▶ _THE TASK_
Print the listing as it stands, omitting all images.

## BEGIN

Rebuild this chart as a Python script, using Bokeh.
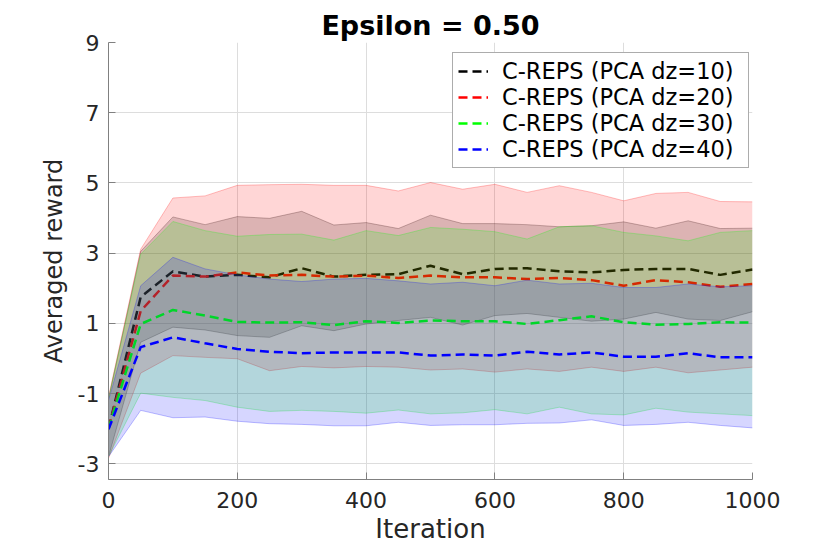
from bokeh.plotting import figure
from bokeh.models import Range1d, FixedTicker, Legend, LegendItem
from bokeh.embed import file_html
from bokeh.resources import INLINE

iterations = [0, 50, 100, 150, 200, 250, 300, 350, 400, 450, 500,
              550, 600, 650, 700, 750, 800, 850, 900, 950, 1000]

labels = ["C-REPS (PCA dz=10)", "C-REPS (PCA dz=20)",
          "C-REPS (PCA dz=30)", "C-REPS (PCA dz=40)"]

dz10_mean = [-2.0, 1.75, 2.48, 2.33, 2.38, 2.31, 2.57, 2.33, 2.38, 2.40, 2.64,
             2.40, 2.55, 2.57, 2.48, 2.45, 2.52, 2.55, 2.55, 2.38, 2.53]
dz10_hi = [-1.15, 3.05, 4.03, 3.81, 4.04, 3.99, 4.19, 3.80, 3.87, 3.70, 4.08,
           3.84, 3.84, 3.81, 3.75, 3.78, 3.89, 3.71, 3.92, 3.70, 3.71]
dz10_lo = [-2.80, 0.46, 0.89, 0.81, 0.65, 0.60, 0.93, 0.79, 0.98, 1.08, 1.17,
           0.95, 1.22, 1.28, 1.17, 1.06, 1.12, 1.31, 1.12, 1.08, 1.33]

dz20_mean = [-1.98, 1.35, 2.36, 2.33, 2.45, 2.36, 2.38, 2.33, 2.36, 2.29, 2.36,
             2.31, 2.31, 2.26, 2.29, 2.23, 2.07, 2.23, 2.17, 2.04, 2.12]
dz20_hi = [-1.10, 3.11, 4.57, 4.63, 4.93, 4.95, 4.96, 4.93, 4.93, 4.77, 5.01,
           4.82, 4.96, 4.73, 4.92, 4.73, 4.49, 4.70, 4.73, 4.47, 4.46]
dz20_lo = [-2.85, -0.42, 0.08, 0.03, -0.01, -0.35, -0.23, -0.27, -0.23, -0.25, -0.33,
           -0.30, -0.39, -0.30, -0.37, -0.25, -0.37, -0.25, -0.41, -0.33, -0.25]

dz30_mean = [-2.0, 0.98, 1.38, 1.22, 1.04, 1.02, 1.03, 0.95, 1.06, 1.01, 1.08,
             1.06, 1.06, 0.98, 1.09, 1.20, 1.03, 0.96, 0.98, 1.03, 1.02]
dz30_hi = [-1.15, 2.97, 3.90, 3.64, 3.48, 3.53, 3.54, 3.37, 3.64, 3.50, 3.73,
           3.68, 3.61, 3.40, 3.75, 3.78, 3.59, 3.49, 3.35, 3.59, 3.64]
dz30_lo = [-2.80, -0.99, -1.11, -1.20, -1.39, -1.51, -1.48, -1.51, -1.56, -1.47, -1.58,
           -1.55, -1.46, -1.58, -1.39, -1.58, -1.61, -1.42, -1.53, -1.58, -1.63]

dz40_mean = [-2.02, 0.32, 0.60, 0.43, 0.27, 0.19, 0.15, 0.17, 0.17, 0.17, 0.08,
             0.11, 0.08, 0.19, 0.11, 0.17, 0.05, 0.05, 0.15, 0.03, 0.03]
dz40_hi = [-1.20, 2.07, 2.88, 2.55, 2.38, 2.26, 2.19, 2.26, 2.28, 2.21, 2.12,
           2.17, 2.07, 2.23, 2.12, 2.14, 2.02, 2.02, 2.12, 2.04, 2.07]
dz40_lo = [-2.80, -1.48, -1.69, -1.67, -1.79, -1.86, -1.88, -1.92, -1.92, -1.82, -1.91,
           -1.89, -1.89, -1.85, -1.84, -1.75, -1.91, -1.88, -1.82, -1.91, -1.98]

colors = ["#000000", "#ff0000", "#00ff00", "#0000ff"]
x_ticks = [0, 200, 400, 600, 800, 1000]
y_ticks = [-3, -1, 1, 3, 5, 7, 9]
y_tick_labels = ["-3", "-1", "1", "3", "5", "7", "9"]

FONT = "DejaVu Sans"

p = figure(width=830, height=551, output_backend="svg", toolbar_location=None,
           x_range=Range1d(0, 1000), y_range=Range1d(-3.45, 9),
           min_border_left=108, min_border_right=78,
           min_border_top=42, min_border_bottom=72,
           title="Epsilon = 0.50")
p.outline_line_color = None
p.background_fill_color = "white"
p.border_fill_color = "white"

p.title.align = "center"
p.title.text_font = FONT
p.title.text_font_size = "27px"
p.title.text_font_style = "bold"
p.title.text_color = "#000000"
p.title.standoff = 4

for ax in (p.xaxis[0], p.yaxis[0]):
    ax.axis_line_color = "#808080"
    ax.axis_line_width = 1
    ax.major_tick_line_color = "#808080"
    ax.major_tick_in = 7
    ax.major_tick_out = 0
    ax.minor_tick_line_color = None
    ax.major_label_text_font = FONT
    ax.major_label_text_font_size = "22px"
    ax.major_label_text_color = "#262626"
    ax.axis_label_text_font = FONT
    ax.axis_label_text_font_style = "normal"
    ax.axis_label_text_color = "#262626"

p.xaxis.ticker = FixedTicker(ticks=x_ticks)
p.yaxis.ticker = FixedTicker(ticks=y_ticks)
p.yaxis.major_label_overrides = {t: s for t, s in zip(y_ticks, y_tick_labels)}
p.xaxis.axis_label = "Iteration"
p.yaxis.axis_label = "Averaged reward"
p.xaxis.axis_label_text_font_size = "26px"
p.yaxis.axis_label_text_font_size = "24px"
p.xaxis.major_label_standoff = 12
p.xaxis.axis_label_standoff = 3
p.yaxis.major_label_standoff = 9
p.yaxis.axis_label_standoff = 7

p.xgrid.ticker = FixedTicker(ticks=x_ticks)
p.ygrid.ticker = FixedTicker(ticks=y_ticks)
p.grid.grid_line_color = "#dddddd"
p.grid.grid_line_width = 1

series = [
    (dz10_mean, dz10_lo, dz10_hi),
    (dz20_mean, dz20_lo, dz20_hi),
    (dz30_mean, dz30_lo, dz30_hi),
    (dz40_mean, dz40_lo, dz40_hi),
]

items = []
for (mean, lo, hi), col, lab in zip(series, colors, labels):
    p.varea(x=iterations, y1=lo, y2=hi, fill_color=col, fill_alpha=0.16)
    p.line(iterations, hi, line_color=col, line_alpha=0.25, line_width=1)
    p.line(iterations, lo, line_color=col, line_alpha=0.25, line_width=1)
    r = p.line(iterations, mean, line_color=col, line_width=2.5, line_dash="9 5")
    items.append(LegendItem(label=lab, renderers=[r]))

legend = Legend(items=items, location=(344, 311), margin=0, padding=5,
                glyph_width=30, glyph_height=26, label_height=26, label_width=241,
                label_standoff=14, spacing=0,
                label_text_font=FONT, label_text_font_size="22.5px",
                label_text_color="#000000",
                border_line_color="#5a5a5a", border_line_width=1,
                background_fill_color="white", background_fill_alpha=1.0)
p.add_layout(legend)

open("out.html", "w").write(file_html(p, INLINE))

## END

▶ _WORKED SOLUTION_
Rebuild this chart as a Python script, using Bokeh.
from bokeh.plotting import figure
from bokeh.models import Range1d, FixedTicker, Legend, LegendItem
from bokeh.embed import file_html
from bokeh.resources import INLINE

iterations = [0, 50, 100, 150, 200, 250, 300, 350, 400, 450, 500,
              550, 600, 650, 700, 750, 800, 850, 900, 950, 1000]

labels = ["C-REPS (PCA dz=10)", "C-REPS (PCA dz=20)",
          "C-REPS (PCA dz=30)", "C-REPS (PCA dz=40)"]

dz10_mean = [-2.0, 1.75, 2.48, 2.33, 2.38, 2.31, 2.57, 2.33, 2.38, 2.40, 2.64,
             2.40, 2.55, 2.57, 2.48, 2.45, 2.52, 2.55, 2.55, 2.38, 2.53]
dz10_hi = [-1.15, 3.05, 4.03, 3.81, 4.04, 3.99, 4.19, 3.80, 3.87, 3.70, 4.08,
           3.84, 3.84, 3.81, 3.75, 3.78, 3.89, 3.71, 3.92, 3.70, 3.71]
dz10_lo = [-2.80, 0.46, 0.89, 0.81, 0.65, 0.60, 0.93, 0.79, 0.98, 1.08, 1.17,
           0.95, 1.22, 1.28, 1.17, 1.06, 1.12, 1.31, 1.12, 1.08, 1.33]

dz20_mean = [-1.98, 1.35, 2.36, 2.33, 2.45, 2.36, 2.38, 2.33, 2.36, 2.29, 2.36,
             2.31, 2.31, 2.26, 2.29, 2.23, 2.07, 2.23, 2.17, 2.04, 2.12]
dz20_hi = [-1.10, 3.11, 4.57, 4.63, 4.93, 4.95, 4.96, 4.93, 4.93, 4.77, 5.01,
           4.82, 4.96, 4.73, 4.92, 4.73, 4.49, 4.70, 4.73, 4.47, 4.46]
dz20_lo = [-2.85, -0.42, 0.08, 0.03, -0.01, -0.35, -0.23, -0.27, -0.23, -0.25, -0.33,
           -0.30, -0.39, -0.30, -0.37, -0.25, -0.37, -0.25, -0.41, -0.33, -0.25]

dz30_mean = [-2.0, 0.98, 1.38, 1.22, 1.04, 1.02, 1.03, 0.95, 1.06, 1.01, 1.08,
             1.06, 1.06, 0.98, 1.09, 1.20, 1.03, 0.96, 0.98, 1.03, 1.02]
dz30_hi = [-1.15, 2.97, 3.90, 3.64, 3.48, 3.53, 3.54, 3.37, 3.64, 3.50, 3.73,
           3.68, 3.61, 3.40, 3.75, 3.78, 3.59, 3.49, 3.35, 3.59, 3.64]
dz30_lo = [-2.80, -0.99, -1.11, -1.20, -1.39, -1.51, -1.48, -1.51, -1.56, -1.47, -1.58,
           -1.55, -1.46, -1.58, -1.39, -1.58, -1.61, -1.42, -1.53, -1.58, -1.63]

dz40_mean = [-2.02, 0.32, 0.60, 0.43, 0.27, 0.19, 0.15, 0.17, 0.17, 0.17, 0.08,
             0.11, 0.08, 0.19, 0.11, 0.17, 0.05, 0.05, 0.15, 0.03, 0.03]
dz40_hi = [-1.20, 2.07, 2.88, 2.55, 2.38, 2.26, 2.19, 2.26, 2.28, 2.21, 2.12,
           2.17, 2.07, 2.23, 2.12, 2.14, 2.02, 2.02, 2.12, 2.04, 2.07]
dz40_lo = [-2.80, -1.48, -1.69, -1.67, -1.79, -1.86, -1.88, -1.92, -1.92, -1.82, -1.91,
           -1.89, -1.89, -1.85, -1.84, -1.75, -1.91, -1.88, -1.82, -1.91, -1.98]

colors = ["#000000", "#ff0000", "#00ff00", "#0000ff"]
x_ticks = [0, 200, 400, 600, 800, 1000]
y_ticks = [-3, -1, 1, 3, 5, 7, 9]
y_tick_labels = ["-3", "-1", "1", "3", "5", "7", "9"]

FONT = "DejaVu Sans"

p = figure(width=830, height=551, output_backend="svg", toolbar_location=None,
           x_range=Range1d(0, 1000), y_range=Range1d(-3.45, 9),
           min_border_left=108, min_border_right=78,
           min_border_top=42, min_border_bottom=72,
           title="Epsilon = 0.50")
p.outline_line_color = None
p.background_fill_color = "white"
p.border_fill_color = "white"

p.title.align = "center"
p.title.text_font = FONT
p.title.text_font_size = "27px"
p.title.text_font_style = "bold"
p.title.text_color = "#000000"
p.title.standoff = 4

for ax in (p.xaxis[0], p.yaxis[0]):
    ax.axis_line_color = "#808080"
    ax.axis_line_width = 1
    ax.major_tick_line_color = "#808080"
    ax.major_tick_in = 7
    ax.major_tick_out = 0
    ax.minor_tick_line_color = None
    ax.major_label_text_font = FONT
    ax.major_label_text_font_size = "22px"
    ax.major_label_text_color = "#262626"
    ax.axis_label_text_font = FONT
    ax.axis_label_text_font_style = "normal"
    ax.axis_label_text_color = "#262626"

p.xaxis.ticker = FixedTicker(ticks=x_ticks)
p.yaxis.ticker = FixedTicker(ticks=y_ticks)
p.yaxis.major_label_overrides = {t: s for t, s in zip(y_ticks, y_tick_labels)}
p.xaxis.axis_label = "Iteration"
p.yaxis.axis_label = "Averaged reward"
p.xaxis.axis_label_text_font_size = "26px"
p.yaxis.axis_label_text_font_size = "24px"
p.xaxis.major_label_standoff = 12
p.xaxis.axis_label_standoff = 3
p.yaxis.major_label_standoff = 9
p.yaxis.axis_label_standoff = 7

p.xgrid.ticker = FixedTicker(ticks=x_ticks)
p.ygrid.ticker = FixedTicker(ticks=y_ticks)
p.grid.grid_line_color = "#dddddd"
p.grid.grid_line_width = 1

series = [
    (dz10_mean, dz10_lo, dz10_hi),
    (dz20_mean, dz20_lo, dz20_hi),
    (dz30_mean, dz30_lo, dz30_hi),
    (dz40_mean, dz40_lo, dz40_hi),
]

items = []
for (mean, lo, hi), col, lab in zip(series, colors, labels):
    p.varea(x=iterations, y1=lo, y2=hi, fill_color=col, fill_alpha=0.16)
    p.line(iterations, hi, line_color=col, line_alpha=0.25, line_width=1)
    p.line(iterations, lo, line_color=col, line_alpha=0.25, line_width=1)
    r = p.line(iterations, mean, line_color=col, line_width=2.5, line_dash="9 5")
    items.append(LegendItem(label=lab, renderers=[r]))

legend = Legend(items=items, location=(344, 311), margin=0, padding=5,
                glyph_width=30, glyph_height=26, label_height=26, label_width=241,
                label_standoff=14, spacing=0,
                label_text_font=FONT, label_text_font_size="22.5px",
                label_text_color="#000000",
                border_line_color="#5a5a5a", border_line_width=1,
                background_fill_color="white", background_fill_alpha=1.0)
p.add_layout(legend)

open("out.html", "w").write(file_html(p, INLINE))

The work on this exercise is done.